Normally, the communion ritual is mute, except for the words of administration. “The body of Christ, the bread of heaven.” Sometimes the recipient says only, “Amen.” So be it. But on Christmas Eve people often say, softly, “Merry Christmas,” or “Thank you.” Some older people, who are like mothers and fathers to me, say, “Love you” with a wink or smile.
But this year two people spoke of addiction and grace. The man who spoke of his 29 years, and a woman who whispered, “I’m in A.A. Thank you.”
In my homily I had spoken of the Christmas message—who hears it, and who misses it.
Though I wish it weren’t so, we are more open to hear and receive the message of Christmas when we feel afraid or lost or desperate. People who have all the answers, who are sitting pretty, in the catbird seat, have life all tamed and in order: they cannot hear the message of Christmas, which is, “Unto you is born this day, a savior.” Because in all honesty they are not particularly in need of saving.

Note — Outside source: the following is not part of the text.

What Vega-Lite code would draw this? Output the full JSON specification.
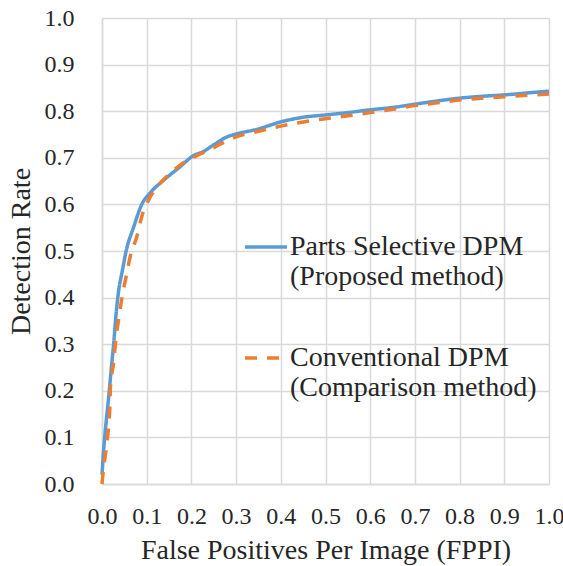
{
  "$schema": "https://vega.github.io/schema/vega-lite/v6.json",
  "width": 447,
  "height": 466,
  "autosize": "none",
  "padding": {"left": 102, "top": 18, "right": 14, "bottom": 82},
  "background": "white",
  "config": {
    "view": {"stroke": null},
    "font": "Liberation Serif, Times New Roman, serif",
    "style": {
      "guide-label": {"font": "Liberation Serif, Times New Roman, serif"},
      "guide-title": {"font": "Liberation Serif, Times New Roman, serif"}
    },
    "axis": {
      "labelFont": "Liberation Serif, Times New Roman, serif",
      "titleFont": "Liberation Serif, Times New Roman, serif",
      "labelColor": "#262626",
      "titleColor": "#262626",
      "labelFontSize": 24,
      "titleFontSize": 28,
      "titleFontWeight": "normal",
      "gridColor": "#d9d9d9",
      "gridWidth": 1.5,
      "domainColor": "#d9d9d9",
      "domainWidth": 1.5,
      "ticks": false
    },
    "legend": {
      "labelFont": "Liberation Serif, Times New Roman, serif",
      "labelFontSize": 28,
      "labelColor": "#262626"
    }
  },
  "data": {
    "values": [
      {"method": "Parts Selective DPM", "fppi": 0.0, "rate": 0.02},
      {"method": "Parts Selective DPM", "fppi": 0.002, "rate": 0.05},
      {"method": "Parts Selective DPM", "fppi": 0.006, "rate": 0.1},
      {"method": "Parts Selective DPM", "fppi": 0.01, "rate": 0.14},
      {"method": "Parts Selective DPM", "fppi": 0.015, "rate": 0.187},
      {"method": "Parts Selective DPM", "fppi": 0.021, "rate": 0.25},
      {"method": "Parts Selective DPM", "fppi": 0.026, "rate": 0.3},
      {"method": "Parts Selective DPM", "fppi": 0.032, "rate": 0.37},
      {"method": "Parts Selective DPM", "fppi": 0.038, "rate": 0.42},
      {"method": "Parts Selective DPM", "fppi": 0.045, "rate": 0.455},
      {"method": "Parts Selective DPM", "fppi": 0.054, "rate": 0.5},
      {"method": "Parts Selective DPM", "fppi": 0.071, "rate": 0.552},
      {"method": "Parts Selective DPM", "fppi": 0.089, "rate": 0.6},
      {"method": "Parts Selective DPM", "fppi": 0.108, "rate": 0.625},
      {"method": "Parts Selective DPM", "fppi": 0.138, "rate": 0.652},
      {"method": "Parts Selective DPM", "fppi": 0.175, "rate": 0.681},
      {"method": "Parts Selective DPM", "fppi": 0.205, "rate": 0.705},
      {"method": "Parts Selective DPM", "fppi": 0.226, "rate": 0.713},
      {"method": "Parts Selective DPM", "fppi": 0.25, "rate": 0.728},
      {"method": "Parts Selective DPM", "fppi": 0.28, "rate": 0.745},
      {"method": "Parts Selective DPM", "fppi": 0.3, "rate": 0.751},
      {"method": "Parts Selective DPM", "fppi": 0.35, "rate": 0.762},
      {"method": "Parts Selective DPM", "fppi": 0.4, "rate": 0.777},
      {"method": "Parts Selective DPM", "fppi": 0.45, "rate": 0.787},
      {"method": "Parts Selective DPM", "fppi": 0.5, "rate": 0.792},
      {"method": "Parts Selective DPM", "fppi": 0.55, "rate": 0.797},
      {"method": "Parts Selective DPM", "fppi": 0.6, "rate": 0.803},
      {"method": "Parts Selective DPM", "fppi": 0.65, "rate": 0.808},
      {"method": "Parts Selective DPM", "fppi": 0.7, "rate": 0.815},
      {"method": "Parts Selective DPM", "fppi": 0.75, "rate": 0.822},
      {"method": "Parts Selective DPM", "fppi": 0.8, "rate": 0.828},
      {"method": "Parts Selective DPM", "fppi": 0.85, "rate": 0.832},
      {"method": "Parts Selective DPM", "fppi": 0.9, "rate": 0.835},
      {"method": "Parts Selective DPM", "fppi": 0.95, "rate": 0.839},
      {"method": "Parts Selective DPM", "fppi": 1.0, "rate": 0.843},
      {"method": "Conventional DPM", "fppi": 0.0, "rate": 0.0},
      {"method": "Conventional DPM", "fppi": 0.003, "rate": 0.03},
      {"method": "Conventional DPM", "fppi": 0.007, "rate": 0.059},
      {"method": "Conventional DPM", "fppi": 0.013, "rate": 0.105},
      {"method": "Conventional DPM", "fppi": 0.017, "rate": 0.152},
      {"method": "Conventional DPM", "fppi": 0.019, "rate": 0.209},
      {"method": "Conventional DPM", "fppi": 0.026, "rate": 0.26},
      {"method": "Conventional DPM", "fppi": 0.031, "rate": 0.31},
      {"method": "Conventional DPM", "fppi": 0.037, "rate": 0.352},
      {"method": "Conventional DPM", "fppi": 0.045, "rate": 0.402},
      {"method": "Conventional DPM", "fppi": 0.054, "rate": 0.445},
      {"method": "Conventional DPM", "fppi": 0.063, "rate": 0.488},
      {"method": "Conventional DPM", "fppi": 0.078, "rate": 0.531},
      {"method": "Conventional DPM", "fppi": 0.089, "rate": 0.574},
      {"method": "Conventional DPM", "fppi": 0.104, "rate": 0.609},
      {"method": "Conventional DPM", "fppi": 0.127, "rate": 0.642},
      {"method": "Conventional DPM", "fppi": 0.153, "rate": 0.667},
      {"method": "Conventional DPM", "fppi": 0.186, "rate": 0.692},
      {"method": "Conventional DPM", "fppi": 0.224, "rate": 0.71},
      {"method": "Conventional DPM", "fppi": 0.25, "rate": 0.722},
      {"method": "Conventional DPM", "fppi": 0.3, "rate": 0.745},
      {"method": "Conventional DPM", "fppi": 0.35, "rate": 0.757},
      {"method": "Conventional DPM", "fppi": 0.4, "rate": 0.768},
      {"method": "Conventional DPM", "fppi": 0.45, "rate": 0.777},
      {"method": "Conventional DPM", "fppi": 0.5, "rate": 0.784},
      {"method": "Conventional DPM", "fppi": 0.55, "rate": 0.79},
      {"method": "Conventional DPM", "fppi": 0.6, "rate": 0.797},
      {"method": "Conventional DPM", "fppi": 0.65, "rate": 0.804},
      {"method": "Conventional DPM", "fppi": 0.7, "rate": 0.812},
      {"method": "Conventional DPM", "fppi": 0.75, "rate": 0.818},
      {"method": "Conventional DPM", "fppi": 0.8, "rate": 0.824},
      {"method": "Conventional DPM", "fppi": 0.85, "rate": 0.828},
      {"method": "Conventional DPM", "fppi": 0.9, "rate": 0.831},
      {"method": "Conventional DPM", "fppi": 0.95, "rate": 0.834},
      {"method": "Conventional DPM", "fppi": 1.0, "rate": 0.837}
    ]
  },
  "mark": {"type": "line", "strokeWidth": 3.5, "interpolate": "monotone"},
  "encoding": {
    "x": {
      "field": "fppi",
      "type": "quantitative",
      "scale": {"domain": [0, 1], "nice": false},
      "axis": {
        "title": "False Positives Per Image (FPPI)",
        "values": [0, 0.1, 0.2, 0.3, 0.4, 0.5, 0.6, 0.7, 0.8, 0.9, 1.0],
        "format": ".1f",
        "labelPadding": 20,
        "titlePadding": 8,
        "labelFlush": false,
        "labelOverlap": false
      }
    },
    "y": {
      "field": "rate",
      "type": "quantitative",
      "scale": {"domain": [0, 1], "nice": false},
      "axis": {
        "title": "Detection Rate",
        "values": [0, 0.1, 0.2, 0.3, 0.4, 0.5, 0.6, 0.7, 0.8, 0.9, 1.0],
        "format": ".1f",
        "labelPadding": 28,
        "titlePadding": 9,
        "labelFlush": false,
        "labelOverlap": false
      }
    },
    "color": {
      "field": "method",
      "type": "nominal",
      "sort": ["Parts Selective DPM", "Conventional DPM"],
      "scale": {"domain": ["Parts Selective DPM", "Conventional DPM"], "range": ["#5b9bd5", "#ed7d31"]},
      "legend": {
        "title": null,
        "orient": "none",
        "legendX": 141,
        "legendY": 206,
        "symbolType": "stroke",
        "symbolSize": 1764,
        "symbolStrokeWidth": 3.5,
        "labelExpr": "datum.label == 'Parts Selective DPM' ? ['Parts Selective DPM', '(Proposed method)'] : ['Conventional DPM', '(Comparison method)']",
        "labelLineHeight": 33,
        "labelBaseline": "middle",
        "labelOffset": 1,
        "rowPadding": 44,
        "labelLimit": 400
      }
    },
    "strokeDash": {
      "field": "method",
      "type": "nominal",
      "sort": ["Parts Selective DPM", "Conventional DPM"],
      "scale": {"domain": ["Parts Selective DPM", "Conventional DPM"], "range": [[1, 0], [12, 10]]},
      "legend": {
        "title": null,
        "orient": "none",
        "legendX": 141,
        "legendY": 206,
        "symbolType": "stroke",
        "symbolSize": 1764,
        "symbolStrokeWidth": 3.5,
        "labelExpr": "datum.label == 'Parts Selective DPM' ? ['Parts Selective DPM', '(Proposed method)'] : ['Conventional DPM', '(Comparison method)']",
        "labelLineHeight": 33,
        "labelBaseline": "middle",
        "labelOffset": 1,
        "rowPadding": 44,
        "labelLimit": 400
      }
    }
  }
}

God knows, I said, that we are open for divine incursion only when we have run out of options and the gig is up; when we are desperate.
This is why AA, why the Twelve Step program was among the greatest spiritual breakthroughs of the last century. Because it taught untold millions that “hitting bottom” is—miraculously—a trapdoor into to freedom, grace and blessing. The way up is the way down.
As people left church, another woman—a visitor to St. Luke’s—said, “You were speaking to me. I have lost my job, my house is in foreclosure, but, thank God, I have gotten into A.A.” She was so happy.
I always find it curious and wonderful, that when you speak about desperation and new life, this secret little underground set of people will just say a word in quiet, will let you know they’ve been to hell and found a way to live again. They don’t make a big deal. Anonymity and humility are what keep them on the path, one day at a time. They just nod and let you know they know.
What they know, of course, is that they need a lot of help, a lot of saving. That’s their left-handed blessing. This Christmas I went home wishing for that blessing, praying to be eligible for amazing grace, hoping for the grace to rejoice in the angels’ proclamation, that unto me is born this day a savior.